By Anna Karapetian in Prague
Armenia and Turkey have taken a further step towards normalizing their strained relations, Foreign Minister Vartan Oskanian told RFE/RL late Thursday after a closely watched meeting with his Turkish counterpart, Abdullah Gul. But he stopped short of announcing a breakthrough on the reopening of the Turkish-Armenian border sought by the United States. “I have no practical positive results to report at this point,” Oskanian said in a phone interview from New York. “But I find this process positive. This meeting was an important circumstance in this process.”
“Judging from our discussions today, we are on the right track in terms of finally registering progress in our bilateral relations,” he added.
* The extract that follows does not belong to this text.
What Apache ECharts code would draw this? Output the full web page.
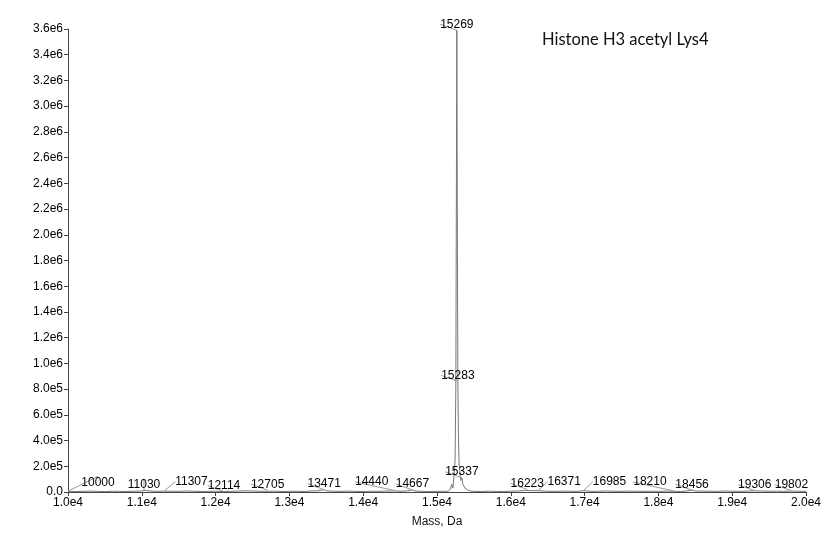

Oskanian would not go into details of the talks held on the sidelines of the UN General Assembly, saying only that they were a “continuation” of the two ministers’ first meeting which took place in Madrid last May. That meeting raised hopes for the lifting of the decade-old Turkish blockade imposed on Armenia at the height of the war in Nagorno-Karabakh. Some observers predicted that Ankara will decided to open the frontier with Armenia as early as this year.
However, Turkish leaders have yet not committed themselves to such a move, which is vigorously resisted by Azerbaijan, their main regional ally. Armenian officials, who believe that their economically struggling country would benefit from cross-border commerce with Turkey, have expressed skepticism about chances of a U-turn in Ankara’s pro-Azerbaijani policy. According to Oskanian, the two sides are now trying to normalize their ties “with small steps.”
The unresolved Karabakh conflict, the main obstacle to a Turkish-Armenian rapprochement, was also high on the agenda of the Oskanian-Gul encounter. Oskanian said the two ministers discussed the problem in the light of the upcoming presidential elections in Azerbaijan and “their possible results.” He said they also talked about regional problems, notably the situation in Iraq and Turkish military participation in post-war stabilization efforts there.
Karabakh was a major theme of Oskanian’s speech earlier on Thursday at the 58th session of the UN General Assembly. He used it to rebut Azerbaijani allegations of “terrorism” and “aggression” voiced by Prime Minister Ilham Aliev the previous day.
“Indeed, Azerbaijanis are victims, but of their own aggression,” Oskanian charged. “They started the war, one-sidedly. They began massacring Armenians, citizens of Azerbaijan’s cities: Sumgait, Baku, Ganja…The war that followed changed the world for two generations of Armenians who have never lived under Azerbaijani rule.”
He added that Baku will fail to bring Armenia to its knees by capitalizing on its oil resources and continuing its economic blockade. “Dreaming of future oil sales whose revenues will be used to buy armaments, Azerbaijan is anticipating the day when it will have the resources to pursue a military solution, again. This is self-deception, too. Azerbaijan has forgotten that similar fantasies led them to respond militarily to the peaceful demands of Nagorno Karabakh’s population for self-determination in 1992.”